Since 2011, the number of veterans who served in Iraq and Afghanistan and are either homeless or in some form of federal program aimed at keeping them off the streets has nearly tripled.
Despite the hundreds of millions ($300 million to be exact) the federal government devotes to this issue — up from $60 million in 2011 — the numbers continue to climb.
Some experts site multiple deployments in combat zones, something many veterans from previous conflicts didn’t have to endure, as one of the primary causes.
Others cite the bad economy and the perception that all veterans suffer from post-traumatic stress or some other form of mental health issue as reasons that are preventing Operation Enduring Freedom and Operation Iraqi Freedom veterans from landing jobs – which in turn drives veterans to the streets.
The VA stated “a lack of affordable housing has contributed to veteran homelessness.”
Arizona, which is one state that has claimed title to one out every five homeless individuals being veterans, has been combating homelessness through an approach called Housing First. They get veterans into housing first, then work on the issues – not the other way around, which tends to be the norm.
Providing veterans affordable housing has some merit. According to a recent article in the NY Times, “A 2009 analysis commissioned by the Los Angeles Homeless Services Authority, which handles the largest population of homeless veterans in the country, found that the monthly cost of housing and supportive services for one person was $605, while the public costs of a person living on the streets were roughly $2,900 a month.”
But one can only build and sustain so many houses – and how do you make a program like this work in the big cities where affordable housing really isn’t an option? These are just a couple of the questions being raised as the federal government issues grants to more than 300 community groups that target homeless veterans.
It is time to be proactive and not just reactive. Providing housing, mediation services to keep veterans in their homes, assistance with rent and utilities, child care and transportation all serve a purpose – but these are “reactive” services – and yes, I’ll admit, Operation Military Family Cares does provide “gap emergency funds” to our veterans when appropriate.
But the key – the ANSWER – is creating in the hearts and minds of our transitioning veterans a new sense of mission and purpose – an action plan tied with a support network – and you start months before transition making this happen. Not after transition.
Want to really solve homelessness? Start with a new sense of mission and purpose. I’m not discounting some of the mental health issues – but not all veterans face these issues. I’m talking about a tactical plan, not just strategic.
Bottom line: a previous president once said that “the best social program was a job.” True. And in addition, history has shown and proven that when the vision and purpose held by an individual is so big the circumstances don’t matter.

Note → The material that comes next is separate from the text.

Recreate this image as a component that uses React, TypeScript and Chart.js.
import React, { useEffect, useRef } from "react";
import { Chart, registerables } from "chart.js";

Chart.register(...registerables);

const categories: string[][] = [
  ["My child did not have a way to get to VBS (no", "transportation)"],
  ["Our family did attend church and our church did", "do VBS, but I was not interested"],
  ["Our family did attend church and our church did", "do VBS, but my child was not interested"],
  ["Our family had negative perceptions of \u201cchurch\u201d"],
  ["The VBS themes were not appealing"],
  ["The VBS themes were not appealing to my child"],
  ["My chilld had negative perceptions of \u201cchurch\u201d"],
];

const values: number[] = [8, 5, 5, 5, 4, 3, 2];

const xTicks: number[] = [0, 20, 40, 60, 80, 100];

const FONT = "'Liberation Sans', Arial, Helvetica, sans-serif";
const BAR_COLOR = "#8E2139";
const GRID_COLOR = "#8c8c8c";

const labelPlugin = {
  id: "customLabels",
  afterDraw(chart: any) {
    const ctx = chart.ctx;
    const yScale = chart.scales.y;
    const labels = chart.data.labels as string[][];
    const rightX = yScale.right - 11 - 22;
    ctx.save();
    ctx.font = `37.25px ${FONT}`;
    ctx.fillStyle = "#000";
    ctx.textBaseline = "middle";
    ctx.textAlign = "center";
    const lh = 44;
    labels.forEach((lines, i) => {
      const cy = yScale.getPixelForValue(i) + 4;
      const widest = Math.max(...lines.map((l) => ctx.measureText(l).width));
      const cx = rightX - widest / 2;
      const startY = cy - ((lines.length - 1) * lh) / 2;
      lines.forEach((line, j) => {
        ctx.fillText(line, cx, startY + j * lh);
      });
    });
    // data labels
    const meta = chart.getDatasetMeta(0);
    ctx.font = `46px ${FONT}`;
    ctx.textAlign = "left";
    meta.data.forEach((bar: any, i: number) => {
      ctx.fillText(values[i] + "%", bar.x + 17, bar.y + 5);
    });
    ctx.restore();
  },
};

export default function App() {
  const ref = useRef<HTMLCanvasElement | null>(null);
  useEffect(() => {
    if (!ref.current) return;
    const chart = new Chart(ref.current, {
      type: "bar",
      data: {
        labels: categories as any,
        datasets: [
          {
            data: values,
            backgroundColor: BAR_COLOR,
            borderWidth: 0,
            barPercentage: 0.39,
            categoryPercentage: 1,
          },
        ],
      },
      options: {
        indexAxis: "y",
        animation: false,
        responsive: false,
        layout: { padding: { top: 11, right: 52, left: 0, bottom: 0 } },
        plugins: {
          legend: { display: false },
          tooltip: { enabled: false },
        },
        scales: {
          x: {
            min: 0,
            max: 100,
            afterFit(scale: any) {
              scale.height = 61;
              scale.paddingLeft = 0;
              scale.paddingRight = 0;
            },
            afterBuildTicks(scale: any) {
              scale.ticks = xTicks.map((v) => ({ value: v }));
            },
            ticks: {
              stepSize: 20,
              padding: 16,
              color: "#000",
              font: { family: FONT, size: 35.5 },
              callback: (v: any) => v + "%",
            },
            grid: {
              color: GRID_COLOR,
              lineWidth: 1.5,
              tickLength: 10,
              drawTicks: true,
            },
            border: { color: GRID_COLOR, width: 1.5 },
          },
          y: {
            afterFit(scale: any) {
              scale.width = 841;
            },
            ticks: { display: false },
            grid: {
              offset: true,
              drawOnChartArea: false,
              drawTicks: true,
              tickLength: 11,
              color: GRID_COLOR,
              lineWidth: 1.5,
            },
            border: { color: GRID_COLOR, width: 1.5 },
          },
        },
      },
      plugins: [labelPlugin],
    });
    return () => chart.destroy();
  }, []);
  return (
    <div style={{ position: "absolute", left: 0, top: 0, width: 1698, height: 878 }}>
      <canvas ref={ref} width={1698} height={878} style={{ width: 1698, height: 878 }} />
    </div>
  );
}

Let’s start with mission and purpose.
– By Michael Schindler
Michael Schindler, Navy veteran, and president of Edmonds-based Operation Military Family, is a guest writer for several national publications, author of the book “Operation Military Family” and “The Military Wire” blog. He is also a popular keynote and workshop speaker who reaches thousands of service members and their families every year through workshops and seminars that include “How to Battle-Ready Your Relationship” or “What Your Mother-in-Law Didn’t Tell You.” He received the 2010 Outstanding Patriotic Service Award from the Washington State Department of Veterans Affairs.